Create a wire armature, basing it on the skeleton of a wolf. Use your reference picture as a guide for the proportions. You will need a central wire for the head, body and tail. It should loosely follow the spine of the skeleton. Use a pair of pliers to shape it accordingly.
Add wire legs. Attach them by wrapping them around the central wire. Pose the legs and spine in the pose you wish your figure to have. The wire armature will not only guide you in your sculpting, it will also make the figurine less breakable. You may find it helpful to insert the tips of the legs into a wood block to keep them from sliding around as you sculpt.

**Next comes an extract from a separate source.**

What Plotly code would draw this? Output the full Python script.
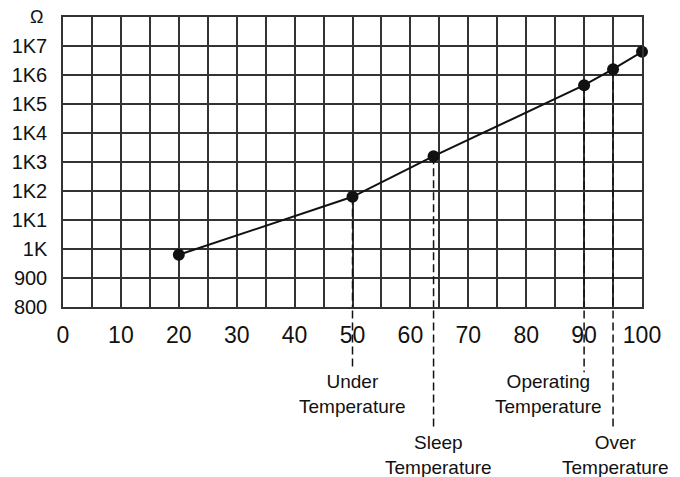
import plotly.graph_objects as go

# Data
temps = [20, 50, 64, 90, 95, 100]
resist = [980, 1180, 1320, 1565, 1620, 1680]

y_tickvals = [800, 900, 1000, 1100, 1200, 1300, 1400, 1500, 1600, 1700]
y_ticktext = ["800", "900", "1K", "1K1", "1K2", "1K3", "1K4", "1K5", "1K6", "1K7"]
x_tickvals = [0, 10, 20, 30, 40, 50, 60, 70, 80, 90, 100]
x_ticktext = [str(v) for v in x_tickvals]

marked_temps = [50, 64, 90, 95]
marked_res = [1180, 1320, 1565, 1620]
marked_labels = ["Under<br>Temperature", "Sleep<br>Temperature",
                 "Operating<br>Temperature", "Over<br>Temperature"]

FONT = "Liberation Sans, Arial, sans-serif"
INK = "#111111"
GRID = "#333333"

fig = go.Figure()
fig.add_trace(go.Scatter(
    x=temps, y=resist, mode="lines+markers",
    line=dict(color=INK, width=2),
    marker=dict(color=INK, size=12),
    showlegend=False, cliponaxis=False, hoverinfo="skip",
))

# dashed drop lines inside plot
for t, r in zip(marked_temps, marked_res):
    fig.add_shape(type="line", xref="x", yref="y", x0=t, x1=t, y0=r, y1=800,
                  line=dict(color=INK, width=1.5, dash="8px,4px"), layer="above")

# dashed extensions below the axis (paper fractions)
ext_bottom = [-0.215, -0.42, -0.225, -0.42]
for t, yb in zip(marked_temps, ext_bottom):
    fig.add_shape(type="line", xref="x", yref="paper", x0=t, x1=t, y0=-0.012, y1=yb,
                  line=dict(color=INK, width=1.5, dash="8px,4px"), layer="above")

# labels
label_pos = [(50, -0.300), (64.8, -0.510), (83.9, -0.300), (95.5, -0.510)]
for (lx, ly), txt in zip(label_pos, marked_labels):
    fig.add_annotation(x=lx, y=ly, xref="x", yref="paper", text=txt, showarrow=False,
                       xanchor="center", yanchor="middle",
                       font=dict(family=FONT, size=19, color=INK),
                       bgcolor="rgba(255,255,255,0)")

# Ohm symbol
fig.add_annotation(x=-0.045, y=1.0, xref="paper", yref="paper", text="Ω", showarrow=False,
                   xanchor="center", yanchor="middle",
                   font=dict(family=FONT, size=18, color=INK))

fig.update_xaxes(
    range=[0, 100], tickvals=x_tickvals, ticktext=x_ticktext,
    showgrid=True, gridcolor=GRID, gridwidth=1.5,
    minor=dict(dtick=5, tick0=0, showgrid=True, gridcolor=GRID, gridwidth=1.5),
    showline=True, linecolor=GRID, linewidth=1.5, mirror=True,
    ticks="", zeroline=False, ticklabelstandoff=7,
    tickfont=dict(family=FONT, size=23, color=INK),
    automargin=False,
)
fig.update_yaxes(
    range=[800, 1800], tickvals=y_tickvals, ticktext=y_ticktext,
    showgrid=True, gridcolor=GRID, gridwidth=1.5,
    showline=True, linecolor=GRID, linewidth=1.5, mirror=True,
    ticks="", zeroline=False, ticklabelstandoff=10,
    tickfont=dict(family=FONT, size=20, color=INK),
    automargin=False,
)

fig.update_layout(
    width=680, height=477,
    margin=dict(l=63, r=38, t=17, b=170),
    paper_bgcolor="white", plot_bgcolor="white",
    hovermode=False,
)

fig.write_html("out.html", config={"displayModeBar": False},
               post_script="document.body.style.margin='0';document.body.style.padding='0';")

Break off a piece of gray polymer clay and roll it around in your hands to warm it up. Warm polymer clay is easier to shape. Form the legs of your wolf first, as they will help to stabilize the figure when you work on the body. Make the legs by rolling out four tubes of clay and squeezing them around the wire armature. Rub them up and down to smooth over any seams. Pinch and pull them to get them to resemble the legs from your reference picture. Don't worry if they look rough for now.
Form the body with a short, thick, stocky tube for the neck, an oval for the chest and another short tube for the hindquarters. Slide them onto the armature, allowing the wire of the armature to cut through them. Smooth over the cuts with your fingers. Also smooth over the areas where the legs join with the body.
Create a wedge for the head and join it to the neck. Make two smaller wedges and attach them to the head for ears. Select two yellow glass beads and press them into the head to form eyes.
Go back over the body and add in details. Shave parts away using sculpting tools to give the impression of muscles. You can also press the sculpting tools into the clay to simulate fur. To do this, select a needle tool and lightly scrape it across the clay several times to create "hairs."
Attach the clay shavings to the neck and tail and use the fur-making technique on these. The shavings will simulate the thick fur of a tail and neck ruff. Use a needle to etch in the nose, mouth and toes of your wolf.
Remove your figurine gently from the wooden block if you used one. Place it on a metal tray. Crumple up some tin foil and wedge it under the figurine. Set the oven to 275 degrees and cook the figurine for 10 to 15 minutes. Polymer clay tends to sag in the oven and the tin foil will help prop it up.
Remove the figure from the oven and allow it to cool for an hour. Paint the figure using acrylic paints. Paint the underside of the wolf a light gray, with highlights around the face, and paint the nose brown or black.
Do not use plastic beads in your sculpture, as they will melt in the oven.